Work to complete
Extract the lines of the material below, beginning with the first and ending with the line that holds "sigma_bottom = [-20, -18, -23, -20]". Skip every picture.

-*-*-

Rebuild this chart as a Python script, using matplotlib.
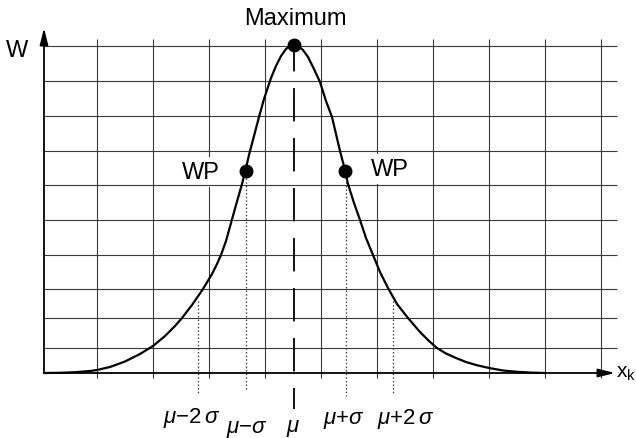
import matplotlib
matplotlib.use("Agg")
import matplotlib.pyplot as plt

plt.rcParams['font.family'] = ['Liberation Sans', 'DejaVu Sans']
plt.rcParams['mathtext.fontset'] = 'custom'
plt.rcParams['mathtext.rm'] = 'Liberation Sans'
plt.rcParams['mathtext.it'] = 'Liberation Sans:italic'
plt.rcParams['lines.scale_dashes'] = False

# Glockenkurve in Zeichnungseinheiten (Rasterweite 56 in x, Maximum = 328 in W)
curve_x = [3, 19, 34, 49, 56, 69, 84, 99, 112, 124, 134, 141, 151, 162, 171, 176,
           180, 185, 190, 195, 201, 205, 208, 213, 218, 223, 230, 235, 240, 245, 249,
           253,
           257, 262, 267, 272, 279, 285, 291, 295, 299, 304, 307, 313, 319, 325, 332,
           339, 347, 356, 367, 379, 388, 396, 405, 415, 425, 435, 448, 462, 476, 490, 504]
curve_w = [0, 0.2, 0.8, 2, 3, 6, 11.5, 19, 27, 37, 47, 55, 68, 84, 99, 109,
           118, 132, 150, 168, 189, 205, 218, 237, 256, 274, 295, 307, 317, 324, 327,
           328,
           327, 323, 316, 306, 291, 272, 256, 239, 222, 203, 189, 170, 153, 135, 118,
           101, 85, 69, 55, 41, 32, 25, 19.5, 15, 11, 8, 5, 2.5, 1.2, 0.4, 0]

mu = 253
w_max = 328
wp_x = [205, 304]
wp_w = [202, 202]

# gepunktete Linien bei mu-2s, mu-s, mu+s, mu+2s
sigma_x = [157, 205, 305, 352]
sigma_top = [72, 202, 202, 72]
sigma_bottom = [-20, -18, -23, -20]

labels = [r'$\mu{-}2\,\sigma$', r'$\mu{-}\sigma$', r'$\mu$', r'$\mu{+}\sigma$', r'$\mu{+}2\,\sigma$']
label_x = [151, 206, 252, 303, 365]
label_w = [-49, -59, -58, -50, -50]

grid_x = [56, 112, 168, 224, 280, 336, 392, 448, 504, 560]
grid_w = [327, 292, 257, 222, 188, 153, 118, 84, 55, 25]

fig = plt.figure(figsize=(6.36, 4.39), dpi=100)
ax = fig.add_axes([0, 0, 1, 1])
ax.set_xlim(-41, 595)
ax.set_ylim(-65, 374)
ax.axis('off')

# Raster
ax.vlines(grid_x, -5, 334, color='#3a3a3a', lw=0.8, zorder=1)
ax.hlines(grid_w, 3, 576, color='#3a3a3a', lw=0.8, zorder=2.5)

# Achsen mit Pfeilen
arrow = dict(arrowstyle='-|>,head_length=1.0,head_width=0.25', lw=1.3, color='k',
             shrinkA=0, shrinkB=0)
ax.annotate('', xy=(574, 0), xytext=(3, 0), arrowprops=arrow, zorder=3)
ax.annotate('', xy=(3, 345), xytext=(3, 0), arrowprops=arrow, zorder=3)

# Kurve
ax.plot(curve_x, curve_w, color='k', lw=1.6, zorder=3, solid_joinstyle='round')

# Mittelwert gestrichelt, sigma-Linien gepunktet
ax.plot([mu, mu], [w_max, -36], color='k', lw=1.3, linestyle=(5, (24, 12)), zorder=2.8)
for sx, top, bot in zip(sigma_x, sigma_top, sigma_bottom):
    ax.plot([sx, sx], [top, bot], color='#333333', lw=0.9, linestyle=(0, (1, 1.6)), zorder=2.8)

ax.plot([mu], [w_max], 'o', color='k', ms=9, zorder=4)
ax.plot(wp_x, wp_w, 'o', color='k', ms=9, zorder=4)

ax.text(254, 349, 'Maximum', fontsize=17, ha='center', va='baseline')
ax.text(-24, 317, 'W', fontsize=17, ha='center', va='baseline')
box = dict(fc='white', ec='none', pad=3)
ax.text(179, 195, 'WP', fontsize=17, ha='right', va='baseline', bbox=box, zorder=2)
ax.text(330, 198, 'WP', fontsize=17, ha='left', va='baseline', bbox=box, zorder=2)

for lab, lx, lw_ in zip(labels, label_x, label_w):
    ax.text(lx, lw_, lab, fontsize=16, ha='center', va='baseline')

ax.text(575, -4, r'$\mathrm{x}_{\mathrm{k}}$', fontsize=15, ha='left', va='baseline')

fig.savefig('out.png', dpi=100)
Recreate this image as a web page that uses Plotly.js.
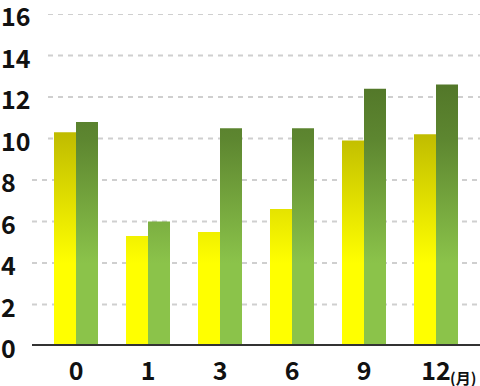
<!DOCTYPE html>
<html><head><meta charset="utf-8">
<script src="https://cdn.plot.ly/plotly-3.0.1.min.js"></script>
<style>html,body{margin:0;padding:0;background:#fff}</style>
</head><body><div id="chart" style="width:480px;height:386px"></div>
<script>
// ---- data ----
const months = ['0', '1', '3', '6', '9', '12'];
const seriesA = [10.3, 5.3, 5.5, 6.6, 9.9, 10.2];   // yellow bars
const seriesB = [10.8, 6.0, 10.5, 10.5, 12.4, 12.6]; // green bars
const yTicks = [0, 2, 4, 6, 8, 10, 12, 14, 16];
const unitLabel = '(月)';

// ---- styles ----
const FONT = '"Noto Sans CJK JP", "Noto Sans", sans-serif';
const L = 40, R = 8, T = 14, B = 40, W = 480, H = 386;
const plotW = W - L - R;

const data = [
  {type: 'bar', x: months, y: seriesA, marker: {color: '#f0ec00'}, name: 'A'},
  {type: 'bar', x: months, y: seriesB, marker: {color: '#6e9e38'}, name: 'B'}
];

const shapes = [];
const annotations = [];
yTicks.forEach(t => {
  const digits = String(t).length;
  if (t !== 0) {
    const startPx = 16 * digits + 16;
    shapes.push({type: 'line', layer: 'below', xref: 'paper', yref: 'y',
      x0: (startPx - L) / plotW, x1: 1 + R / plotW, y0: t, y1: t,
      line: {color: '#cfcfcf', width: 2, dash: '5px,5px'}});
  }
  annotations.push({xref: 'paper', yref: 'y', x: -L / plotW, y: t, xanchor: 'left', yanchor: 'middle',
    yshift: -1, borderpad: 0, showarrow: false, text: String(t),
    font: {family: FONT, size: 25, weight: 700, color: '#111'}});
});
// baseline
shapes.push({type: 'line', layer: 'above', xref: 'paper', yref: 'y',
  x0: -8 / plotW, x1: 1 + R / plotW, y0: 0, y1: 0, line: {color: '#333333', width: 4}});
// unit label after last category (category index of the last month)
annotations.push({xref: 'x', yref: 'paper', x: months.length - 1, y: 0,
  xanchor: 'left', yanchor: 'middle', xshift: 13, yshift: -31, borderpad: 0, showarrow: false, text: unitLabel,
  font: {family: FONT, size: 15, weight: 700, color: '#111'}});

const layout = {
  width: W, height: H,
  margin: {l: L, r: R, t: T, b: B, pad: 0},
  paper_bgcolor: '#fff', plot_bgcolor: '#fff',
  showlegend: false,
  barmode: 'group', bargap: 28 / 72, bargroupgap: 0,
  font: {family: FONT, color: '#111'},
  xaxis: {type: 'category', range: [-0.5, months.length - 0.5], autorange: false,
    ticks: '', showline: false, showgrid: false, zeroline: false,
    tickfont: {family: FONT, size: 25, weight: 700, color: '#111'}, ticklabelstandoff: 8},
  yaxis: {range: [0, 16], showticklabels: false, showgrid: false, zeroline: false, ticks: '', showline: false},
  shapes: shapes,
  annotations: annotations
};

const gd = document.getElementById('chart');
Plotly.newPlot(gd, data, layout, {staticPlot: true, displayModeBar: false}).then(() => {
  const ya = gd._fullLayout.yaxis;
  const svg = gd.querySelector('svg.main-svg');
  const ns = 'http://www.w3.org/2000/svg';
  let defs = svg.querySelector('defs');
  if (!defs) { defs = document.createElementNS(ns, 'defs'); svg.insertBefore(defs, svg.firstChild); }
  function makeGrad(id, stops) {
    const g = document.createElementNS(ns, 'linearGradient');
    g.setAttribute('id', id);
    g.setAttribute('gradientUnits', 'userSpaceOnUse');
    const y1 = ya.l2p(stops[0][0]), y2 = ya.l2p(stops[stops.length - 1][0]);
    g.setAttribute('x1', 0); g.setAttribute('x2', 0);
    g.setAttribute('y1', y1); g.setAttribute('y2', y2);
    stops.forEach(s => {
      const st = document.createElementNS(ns, 'stop');
      st.setAttribute('offset', (ya.l2p(s[0]) - y1) / (y2 - y1));
      st.setAttribute('stop-color', s[1]);
      g.appendChild(st);
    });
    defs.appendChild(g);
  }
  makeGrad('gradA', [[11, '#b8b400'], [4, '#ffff00']]);
  makeGrad('gradB', [[13, '#517528'], [10, '#5d8630'], [4, '#8bc34a']]);
  const traces = gd.querySelectorAll('.barlayer .trace');
  ['gradA', 'gradB'].forEach((id, i) => {
    if (traces[i]) traces[i].querySelectorAll('path').forEach(p => { p.style.fill = 'url(#' + id + ')'; });
  });
});
</script>
</body></html>
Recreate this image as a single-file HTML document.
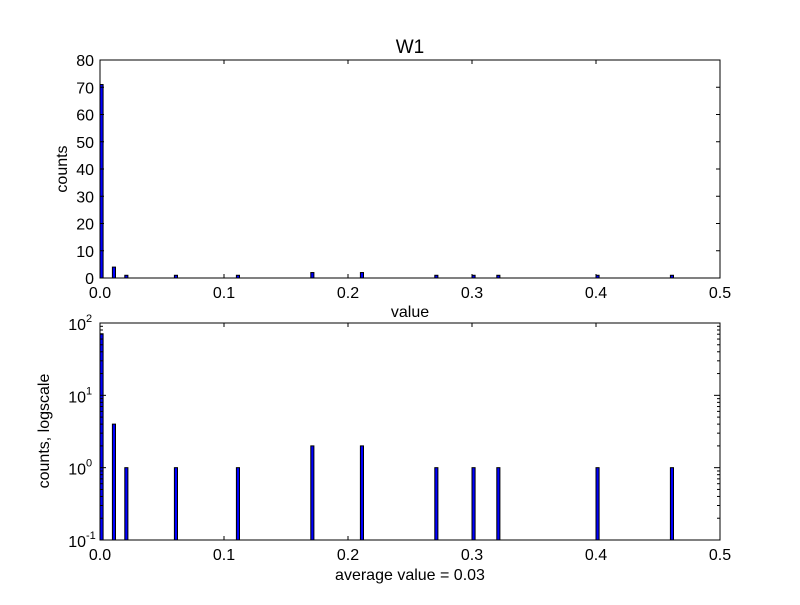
<!DOCTYPE html>
<html><head><meta charset="utf-8"><style>
body{margin:0;background:#fff}
svg text{font-family:"Liberation Sans","DejaVu Sans",sans-serif;fill:#000}
</style></head><body>
<svg id="c" width="800" height="600" xmlns="http://www.w3.org/2000/svg">
<rect width="800" height="600" fill="#fff"/>
</svg>
<script>
const binStarts = [0.0, 0.01, 0.02, 0.06, 0.11, 0.17, 0.21, 0.27, 0.30, 0.32, 0.40, 0.46];
const counts = [71, 4, 1, 1, 1, 2, 2, 1, 1, 1, 1, 1];
const binWidth = 0.0025;
const xTicks = [0, 0.1, 0.2, 0.3, 0.4, 0.5];
const xTickLabels = ["0.0", "0.1", "0.2", "0.3", "0.4", "0.5"];
const yTicksTop = [0, 10, 20, 30, 40, 50, 60, 70, 80];
const yTicksLogExp = [-1, 0, 1, 2];

const svg = document.getElementById('c');
const NS = 'http://www.w3.org/2000/svg';
function mk(tag, attrs, parent) {
  const e = document.createElementNS(NS, tag);
  for (const k in attrs) e.setAttribute(k, attrs[k]);
  (parent || svg).appendChild(e);
  return e;
}
const L = 100, R = 720;
const xs = v => L + (v / 0.5) * (R - L);
// top
const T1 = 60, B1 = 278;
const yTop = v => B1 - (v / 80) * (B1 - T1);
// bottom
const T2 = 323, B2 = 540;
const yLog = v => B2 - (Math.log10(v) + 1) / 3 * (B2 - T2);

function bars(yf, base, group) {
  binStarts.forEach((b, i) => {
    const x0 = xs(b), x1 = xs(b + binWidth), y = yf(counts[i]);
    const r = mk('rect', {x: x0, y: y, width: x1 - x0, height: base - y, fill: '#0000ff', stroke: '#000', 'stroke-width': 1}, group);
    
    
  });
}
function frame(T, B, name) {
  const f = mk('rect', {x: L, y: T, width: R - L, height: B - T, fill: 'none', stroke: '#000', 'stroke-width': 1});
  
  
}
function xAxis(T, B) {
  xTicks.forEach((t, i) => {
    const x = xs(t);
    mk('line', {x1: x, x2: x, y1: B, y2: B - 4, stroke: '#000'});
    mk('line', {x1: x, x2: x, y1: T, y2: T + 4, stroke: '#000'});
    const tx = mk('text', {x: x, y: B + 20, 'text-anchor': 'middle', 'font-size': 16});
    tx.textContent = xTickLabels[i];
    
    
  });
}
// top panel
const g1 = mk('g', {});


bars(yTop, B1, g1);
frame(T1, B1, 'top-axes-frame');
xAxis(T1, B1);
yTicksTop.forEach(t => {
  const y = yTop(t);
  mk('line', {x1: L, x2: L + 4, y1: y, y2: y, stroke: '#000'});
  mk('line', {x1: R, x2: R - 4, y1: y, y2: y, stroke: '#000'});
  const tx = mk('text', {x: L - 6, y: y + 6, 'text-anchor': 'end', 'font-size': 16});
  tx.textContent = t;
  
  
});
// bottom panel
const g2 = mk('g', {});


bars(yLog, B2, g2);
frame(T2, B2, 'bottom-axes-frame');
xAxis(T2, B2);
yTicksLogExp.forEach(e => {
  const y = yLog(Math.pow(10, e));
  mk('line', {x1: L, x2: L + 6, y1: y, y2: y, stroke: '#000'});
  mk('line', {x1: R, x2: R - 6, y1: y, y2: y, stroke: '#000'});
  if (e < 2) for (let m = 2; m < 10; m++) {
    const ym = yLog(m * Math.pow(10, e));
    mk('line', {x1: L, x2: L + 3, y1: ym, y2: ym, stroke: '#000'});
    mk('line', {x1: R, x2: R - 3, y1: ym, y2: ym, stroke: '#000'});
  }
  const tx = mk('text', {x: L - 14, y: y + 7, 'text-anchor': 'end', 'font-size': 16});
  tx.textContent = '10';
  
  
  const sp = mk('text', {x: L - 14, y: y - 1, 'text-anchor': 'start', 'font-size': 11});
  sp.textContent = e;
  
  
});
function label(txt, attrs, name) {
  const t = mk('text', attrs);
  t.textContent = txt;
  
  
}
label('W1', {x: 410, y: 53, 'text-anchor': 'middle', 'font-size': 19}, 'chart-title');
label('counts', {x: 67, y: 169, 'text-anchor': 'middle', 'font-size': 16, transform: 'rotate(-90 67 169)'}, 'top-y-axis-title');
label('value', {x: 410, y: 317, 'text-anchor': 'middle', 'font-size': 16}, 'top-x-axis-title');
label('counts, logscale', {x: 49, y: 431, 'text-anchor': 'middle', 'font-size': 16, transform: 'rotate(-90 49 431)'}, 'bottom-y-axis-title');
label('average value = 0.03', {x: 410, y: 580, 'text-anchor': 'middle', 'font-size': 16}, 'bottom-x-axis-title');
</script>
</body></html>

-*-*-

Answer below
Rebuild this chart as a Python script, using matplotlib.
import matplotlib
matplotlib.use("Agg")
import matplotlib.pyplot as plt

plt.rcParams['font.family'] = ['Liberation Sans', 'DejaVu Sans']
plt.rcParams['mathtext.fontset'] = 'custom'
plt.rcParams['mathtext.rm'] = 'Liberation Sans'
plt.rcParams['mathtext.it'] = 'Liberation Sans:italic'
plt.rcParams['lines.scale_dashes'] = False

# Glockenkurve in Zeichnungseinheiten (Rasterweite 56 in x, Maximum = 328 in W)
curve_x = [3, 19, 34, 49, 56, 69, 84, 99, 112, 124, 134, 141, 151, 162, 171, 176,
           180, 185, 190, 195, 201, 205, 208, 213, 218, 223, 230, 235, 240, 245, 249,
           253,
           257, 262, 267, 272, 279, 285, 291, 295, 299, 304, 307, 313, 319, 325, 332,
           339, 347, 356, 367, 379, 388, 396, 405, 415, 425, 435, 448, 462, 476, 490, 504]
curve_w = [0, 0.2, 0.8, 2, 3, 6, 11.5, 19, 27, 37, 47, 55, 68, 84, 99, 109,
           118, 132, 150, 168, 189, 205, 218, 237, 256, 274, 295, 307, 317, 324, 327,
           328,
           327, 323, 316, 306, 291, 272, 256, 239, 222, 203, 189, 170, 153, 135, 118,
           101, 85, 69, 55, 41, 32, 25, 19.5, 15, 11, 8, 5, 2.5, 1.2, 0.4, 0]

mu = 253
w_max = 328
wp_x = [205, 304]
wp_w = [202, 202]

# gepunktete Linien bei mu-2s, mu-s, mu+s, mu+2s
sigma_x = [157, 205, 305, 352]
sigma_top = [72, 202, 202, 72]
sigma_bottom = [-20, -18, -23, -20]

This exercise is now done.